I’m extremely ecstatic being home with my wife and kids; words can’t express the joy🥰. I haven’t seen my youngest two children for nearly five weeks. I needed to be home with them all.
I’m also grateful that my wife no longer needs to visit me each day. Don’t get me wrong, her visit was the highlight of each 30 or so days. However, her anxiety about navigating Sydney traffic was definitely not her highlight.
I’ve started building a new routine at home. I was trying to get back on the cooking roster and ‘light’ house cleaning. I went for a drive, and saw extended family; I even managed a day in the office yesterday, however, FND is a killer concerning fatigue.
Need to Pause
As an illustration, the family often finds me snoring on the couch these days; I do have a favourite seat I covet; however, this is for watching TV, chatting, and daydreaming, not sleeping. The need to rest is foreign to me; it is weird; I never slept nor felt the urge to nap. I never have day naps, which is a new normal that I don’t like.
Needing to be intentional with rests on the couch, long baths and sneaky Netflix binges to switch off is a new normal. Suddenly, FND hit me for six, and I am finding the adjustment from a hospital bed and controlled space to a more unpredictable home environment hard. I hadn’t realised that fatigue was an FND symptom, and it was the first time in 7 years navigating this diagnosis, that leg tremors and pain were present.
The predictability of therapy sessions, scheduled meals, and a solid routine gave me time to recover. This post-discharge world is a little more chaotic, but the juxtaposition is that chaos is usually my happy place, but to be frank, returning to the natural world has been challenging.
My First Day
After the long weekend, I headed to the office, my first time since mid-June.

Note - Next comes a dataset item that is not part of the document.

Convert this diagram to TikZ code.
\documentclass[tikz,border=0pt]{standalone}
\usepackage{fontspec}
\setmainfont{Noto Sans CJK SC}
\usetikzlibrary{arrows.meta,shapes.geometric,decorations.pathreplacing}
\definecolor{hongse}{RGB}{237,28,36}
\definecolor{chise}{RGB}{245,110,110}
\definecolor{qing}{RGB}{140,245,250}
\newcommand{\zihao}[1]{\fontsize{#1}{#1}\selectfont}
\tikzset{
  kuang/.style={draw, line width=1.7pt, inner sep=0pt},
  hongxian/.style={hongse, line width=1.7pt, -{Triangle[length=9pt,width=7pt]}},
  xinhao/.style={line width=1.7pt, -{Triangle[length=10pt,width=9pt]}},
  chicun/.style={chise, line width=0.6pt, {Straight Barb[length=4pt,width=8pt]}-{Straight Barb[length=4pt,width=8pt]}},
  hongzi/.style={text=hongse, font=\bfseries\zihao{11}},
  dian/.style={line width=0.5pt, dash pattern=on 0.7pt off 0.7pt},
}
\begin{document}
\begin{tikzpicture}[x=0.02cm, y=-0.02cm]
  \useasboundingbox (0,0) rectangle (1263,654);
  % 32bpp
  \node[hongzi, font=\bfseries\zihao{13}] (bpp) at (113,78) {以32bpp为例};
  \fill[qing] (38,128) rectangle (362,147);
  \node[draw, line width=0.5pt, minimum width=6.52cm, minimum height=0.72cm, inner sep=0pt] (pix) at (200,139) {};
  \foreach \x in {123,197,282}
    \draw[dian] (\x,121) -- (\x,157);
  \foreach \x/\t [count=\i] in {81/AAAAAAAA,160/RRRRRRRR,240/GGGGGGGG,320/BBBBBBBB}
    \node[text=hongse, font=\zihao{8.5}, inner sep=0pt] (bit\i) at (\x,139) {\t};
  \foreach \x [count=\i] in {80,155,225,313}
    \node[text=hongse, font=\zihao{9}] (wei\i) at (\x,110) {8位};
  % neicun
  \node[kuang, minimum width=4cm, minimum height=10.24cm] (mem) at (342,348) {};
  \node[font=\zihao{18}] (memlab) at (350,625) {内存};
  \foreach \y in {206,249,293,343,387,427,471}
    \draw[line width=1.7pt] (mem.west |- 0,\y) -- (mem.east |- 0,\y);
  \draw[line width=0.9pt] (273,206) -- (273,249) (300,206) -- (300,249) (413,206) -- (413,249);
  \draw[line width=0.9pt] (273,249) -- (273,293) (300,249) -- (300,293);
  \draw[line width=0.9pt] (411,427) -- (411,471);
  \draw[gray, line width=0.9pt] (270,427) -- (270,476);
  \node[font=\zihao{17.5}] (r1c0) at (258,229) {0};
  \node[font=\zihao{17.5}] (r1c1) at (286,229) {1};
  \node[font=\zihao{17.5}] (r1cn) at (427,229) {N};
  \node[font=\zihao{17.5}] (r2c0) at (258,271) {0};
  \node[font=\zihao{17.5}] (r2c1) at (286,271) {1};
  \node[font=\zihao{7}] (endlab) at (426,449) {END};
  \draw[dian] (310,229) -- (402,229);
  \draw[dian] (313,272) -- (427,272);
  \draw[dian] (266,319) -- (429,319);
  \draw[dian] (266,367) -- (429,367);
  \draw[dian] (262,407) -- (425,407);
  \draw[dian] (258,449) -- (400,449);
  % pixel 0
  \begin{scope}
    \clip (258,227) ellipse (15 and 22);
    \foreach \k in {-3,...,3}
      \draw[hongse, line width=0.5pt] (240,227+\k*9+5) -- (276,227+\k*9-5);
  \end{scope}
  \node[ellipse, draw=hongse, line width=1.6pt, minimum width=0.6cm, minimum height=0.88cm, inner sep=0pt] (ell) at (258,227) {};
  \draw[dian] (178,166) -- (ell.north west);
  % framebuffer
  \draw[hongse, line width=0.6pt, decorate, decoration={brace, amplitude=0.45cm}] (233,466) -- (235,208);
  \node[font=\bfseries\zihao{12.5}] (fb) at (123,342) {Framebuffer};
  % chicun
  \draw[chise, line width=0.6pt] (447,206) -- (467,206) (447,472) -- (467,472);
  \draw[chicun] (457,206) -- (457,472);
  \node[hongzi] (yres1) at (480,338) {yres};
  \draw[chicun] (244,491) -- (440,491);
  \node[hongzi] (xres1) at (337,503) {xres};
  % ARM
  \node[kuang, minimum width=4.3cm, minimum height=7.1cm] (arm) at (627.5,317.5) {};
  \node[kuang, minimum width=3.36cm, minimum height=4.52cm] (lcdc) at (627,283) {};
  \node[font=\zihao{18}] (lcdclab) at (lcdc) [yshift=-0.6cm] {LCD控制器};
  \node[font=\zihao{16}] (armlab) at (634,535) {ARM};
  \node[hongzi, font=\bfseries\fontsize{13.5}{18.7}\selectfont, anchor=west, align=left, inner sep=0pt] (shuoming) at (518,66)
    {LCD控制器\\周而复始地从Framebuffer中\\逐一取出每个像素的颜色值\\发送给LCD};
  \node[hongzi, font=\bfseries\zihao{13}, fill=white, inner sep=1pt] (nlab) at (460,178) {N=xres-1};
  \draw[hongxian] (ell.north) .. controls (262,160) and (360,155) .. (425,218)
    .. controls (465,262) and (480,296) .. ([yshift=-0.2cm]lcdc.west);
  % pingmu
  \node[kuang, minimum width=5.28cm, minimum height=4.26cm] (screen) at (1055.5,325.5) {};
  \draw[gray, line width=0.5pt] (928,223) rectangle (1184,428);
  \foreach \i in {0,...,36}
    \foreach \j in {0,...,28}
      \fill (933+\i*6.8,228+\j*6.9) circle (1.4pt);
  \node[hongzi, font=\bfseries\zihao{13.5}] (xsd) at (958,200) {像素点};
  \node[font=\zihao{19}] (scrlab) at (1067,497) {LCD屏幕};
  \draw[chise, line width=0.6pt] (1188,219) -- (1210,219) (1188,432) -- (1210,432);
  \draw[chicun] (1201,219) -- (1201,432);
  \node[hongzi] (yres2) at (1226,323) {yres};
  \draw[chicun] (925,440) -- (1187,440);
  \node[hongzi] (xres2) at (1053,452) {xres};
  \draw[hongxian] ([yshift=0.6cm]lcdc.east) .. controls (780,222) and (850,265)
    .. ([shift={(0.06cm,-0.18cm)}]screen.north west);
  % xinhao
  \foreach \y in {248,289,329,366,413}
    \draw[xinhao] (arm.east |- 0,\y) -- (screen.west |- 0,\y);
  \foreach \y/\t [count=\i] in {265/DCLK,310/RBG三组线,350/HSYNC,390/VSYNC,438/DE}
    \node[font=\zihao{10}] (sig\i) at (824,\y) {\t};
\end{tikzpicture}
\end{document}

It was a short day for me, 7:45 am-4:35 pm (no lunch) feeling somewhat naughty 😈 going home ‘early’. The interactions with my peers were terrific; sitting in my office chair, amazing music playing 🎶 on the speakers, reminiscing the months past. It was a good day.
Reality Hit Hard
My imagined return to normalcy (aka 4-5 days at the office, juggling physio sessions, and being the cook at home), is currently impossible.

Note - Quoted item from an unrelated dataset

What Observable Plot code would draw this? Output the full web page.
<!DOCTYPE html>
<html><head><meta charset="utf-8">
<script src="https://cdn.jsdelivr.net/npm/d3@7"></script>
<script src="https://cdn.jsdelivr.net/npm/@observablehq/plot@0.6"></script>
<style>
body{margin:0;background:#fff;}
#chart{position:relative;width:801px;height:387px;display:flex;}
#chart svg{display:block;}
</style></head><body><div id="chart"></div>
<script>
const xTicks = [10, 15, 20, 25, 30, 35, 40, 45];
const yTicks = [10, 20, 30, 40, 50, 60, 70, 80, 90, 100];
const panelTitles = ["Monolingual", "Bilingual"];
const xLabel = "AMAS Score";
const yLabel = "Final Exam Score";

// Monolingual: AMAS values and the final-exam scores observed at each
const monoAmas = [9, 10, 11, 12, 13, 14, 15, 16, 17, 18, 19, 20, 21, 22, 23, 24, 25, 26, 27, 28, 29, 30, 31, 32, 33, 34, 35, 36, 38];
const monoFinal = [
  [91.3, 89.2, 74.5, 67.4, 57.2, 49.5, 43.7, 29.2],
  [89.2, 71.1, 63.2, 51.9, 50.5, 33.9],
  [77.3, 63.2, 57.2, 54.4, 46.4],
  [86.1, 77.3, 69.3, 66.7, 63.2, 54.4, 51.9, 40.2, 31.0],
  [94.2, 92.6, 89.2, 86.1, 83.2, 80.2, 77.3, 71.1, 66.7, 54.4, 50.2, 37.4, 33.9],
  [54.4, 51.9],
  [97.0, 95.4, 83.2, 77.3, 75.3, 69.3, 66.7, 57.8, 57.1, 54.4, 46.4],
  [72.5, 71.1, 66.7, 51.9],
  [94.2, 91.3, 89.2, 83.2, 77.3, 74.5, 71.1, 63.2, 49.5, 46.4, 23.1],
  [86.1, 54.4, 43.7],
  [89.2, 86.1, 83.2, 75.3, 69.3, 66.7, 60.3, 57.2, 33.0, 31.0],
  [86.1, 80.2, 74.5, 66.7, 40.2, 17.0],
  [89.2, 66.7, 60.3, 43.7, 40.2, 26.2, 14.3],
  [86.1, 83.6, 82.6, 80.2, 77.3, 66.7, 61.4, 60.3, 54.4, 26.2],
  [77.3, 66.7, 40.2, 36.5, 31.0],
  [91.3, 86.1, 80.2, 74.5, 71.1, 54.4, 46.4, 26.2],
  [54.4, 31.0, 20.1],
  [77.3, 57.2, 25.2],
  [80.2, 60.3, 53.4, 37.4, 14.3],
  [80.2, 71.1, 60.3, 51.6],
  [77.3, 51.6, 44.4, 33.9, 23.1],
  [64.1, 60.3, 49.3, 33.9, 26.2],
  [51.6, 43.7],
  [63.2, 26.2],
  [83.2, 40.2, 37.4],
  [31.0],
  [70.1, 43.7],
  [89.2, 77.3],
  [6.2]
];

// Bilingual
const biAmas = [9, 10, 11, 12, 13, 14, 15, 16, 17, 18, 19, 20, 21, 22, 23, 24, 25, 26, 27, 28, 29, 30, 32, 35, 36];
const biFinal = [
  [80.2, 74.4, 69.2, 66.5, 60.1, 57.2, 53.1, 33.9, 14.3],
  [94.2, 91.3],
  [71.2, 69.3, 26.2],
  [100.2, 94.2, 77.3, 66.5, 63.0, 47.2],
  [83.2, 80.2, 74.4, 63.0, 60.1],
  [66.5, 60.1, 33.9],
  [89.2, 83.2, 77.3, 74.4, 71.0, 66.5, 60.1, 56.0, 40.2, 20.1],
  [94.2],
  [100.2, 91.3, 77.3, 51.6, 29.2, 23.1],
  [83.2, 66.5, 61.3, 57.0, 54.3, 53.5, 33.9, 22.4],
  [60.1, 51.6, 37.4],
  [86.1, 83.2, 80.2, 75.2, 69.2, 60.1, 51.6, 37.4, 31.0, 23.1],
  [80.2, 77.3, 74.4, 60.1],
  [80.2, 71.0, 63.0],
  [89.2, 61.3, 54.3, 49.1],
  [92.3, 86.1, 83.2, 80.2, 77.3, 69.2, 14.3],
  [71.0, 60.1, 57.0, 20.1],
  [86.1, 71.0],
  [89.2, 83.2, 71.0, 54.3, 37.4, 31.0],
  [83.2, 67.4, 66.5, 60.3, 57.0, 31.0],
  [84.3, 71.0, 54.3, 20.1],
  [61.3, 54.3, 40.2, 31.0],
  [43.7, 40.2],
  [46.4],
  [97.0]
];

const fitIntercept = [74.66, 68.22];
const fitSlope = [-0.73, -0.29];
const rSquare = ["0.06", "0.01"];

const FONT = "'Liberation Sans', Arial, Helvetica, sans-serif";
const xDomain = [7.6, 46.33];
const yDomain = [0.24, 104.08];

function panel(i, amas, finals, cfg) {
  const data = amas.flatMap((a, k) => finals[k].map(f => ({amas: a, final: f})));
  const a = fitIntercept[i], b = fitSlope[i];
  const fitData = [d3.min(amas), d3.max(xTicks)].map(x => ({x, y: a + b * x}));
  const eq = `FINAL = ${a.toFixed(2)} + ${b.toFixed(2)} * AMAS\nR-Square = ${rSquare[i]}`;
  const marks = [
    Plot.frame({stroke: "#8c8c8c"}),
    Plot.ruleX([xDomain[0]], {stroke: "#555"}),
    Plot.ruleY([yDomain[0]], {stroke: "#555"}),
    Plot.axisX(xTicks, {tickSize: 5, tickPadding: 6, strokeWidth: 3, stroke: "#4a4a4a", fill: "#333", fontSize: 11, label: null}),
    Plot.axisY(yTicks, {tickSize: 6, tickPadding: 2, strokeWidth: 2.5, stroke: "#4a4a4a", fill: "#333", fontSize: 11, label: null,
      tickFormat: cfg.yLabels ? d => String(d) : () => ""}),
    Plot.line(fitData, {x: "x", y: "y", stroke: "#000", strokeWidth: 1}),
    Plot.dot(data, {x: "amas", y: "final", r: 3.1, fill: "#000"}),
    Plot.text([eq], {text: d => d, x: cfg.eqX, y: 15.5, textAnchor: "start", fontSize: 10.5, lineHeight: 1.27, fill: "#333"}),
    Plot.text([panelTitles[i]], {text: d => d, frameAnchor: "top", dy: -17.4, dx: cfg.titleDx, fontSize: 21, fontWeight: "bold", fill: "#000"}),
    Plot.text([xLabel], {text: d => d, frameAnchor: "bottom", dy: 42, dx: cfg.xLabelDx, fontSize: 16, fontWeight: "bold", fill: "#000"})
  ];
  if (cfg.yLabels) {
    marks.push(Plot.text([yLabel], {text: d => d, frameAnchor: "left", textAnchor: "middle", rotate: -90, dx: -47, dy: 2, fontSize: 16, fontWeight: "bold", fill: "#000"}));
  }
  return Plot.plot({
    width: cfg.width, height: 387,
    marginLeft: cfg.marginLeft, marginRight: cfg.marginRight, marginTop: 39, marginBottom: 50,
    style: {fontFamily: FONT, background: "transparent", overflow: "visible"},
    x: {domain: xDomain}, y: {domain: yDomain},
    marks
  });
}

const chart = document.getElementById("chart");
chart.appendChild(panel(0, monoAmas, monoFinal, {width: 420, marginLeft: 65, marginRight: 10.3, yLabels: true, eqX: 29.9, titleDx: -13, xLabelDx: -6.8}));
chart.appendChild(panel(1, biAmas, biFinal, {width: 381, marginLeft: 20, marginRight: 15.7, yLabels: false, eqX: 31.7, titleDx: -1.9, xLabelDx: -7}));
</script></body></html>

This FND reality is really, really hard to process.
I am usually invincible (or at least give that impression). I’ve needed to look at my diary and say no critically. Something I can’t honestly think I’ve spoken to my staff (when talking about committing time) in my leadership journey. I’m finding this loss hard. 😩😩
Finding a new normal is not something I usually welcome, and I can feel the inner wrestle setting in, the arguments with myself to keep pushing, despite knowing the effect this will have on my recovery.
What is the Correct Balance
I don’t know…..
My doctors think I am pushing harder than others with similar FND conditions (note I am one of the youngest in the rehab rotation.) I’m convinced that I need to do more, and my family are providing that sound of reason and balance. My need to ‘work’ and keep ‘busy’ is built into my DNA and something that gives me peace, but in turn, learning to utilise my energy in different ways, learning to adjust my work schedule for when I’m at my best— and most importantly learning to say ‘NO’ and be okay with this.
Lots to learn on the FND journey, and still making progress every day.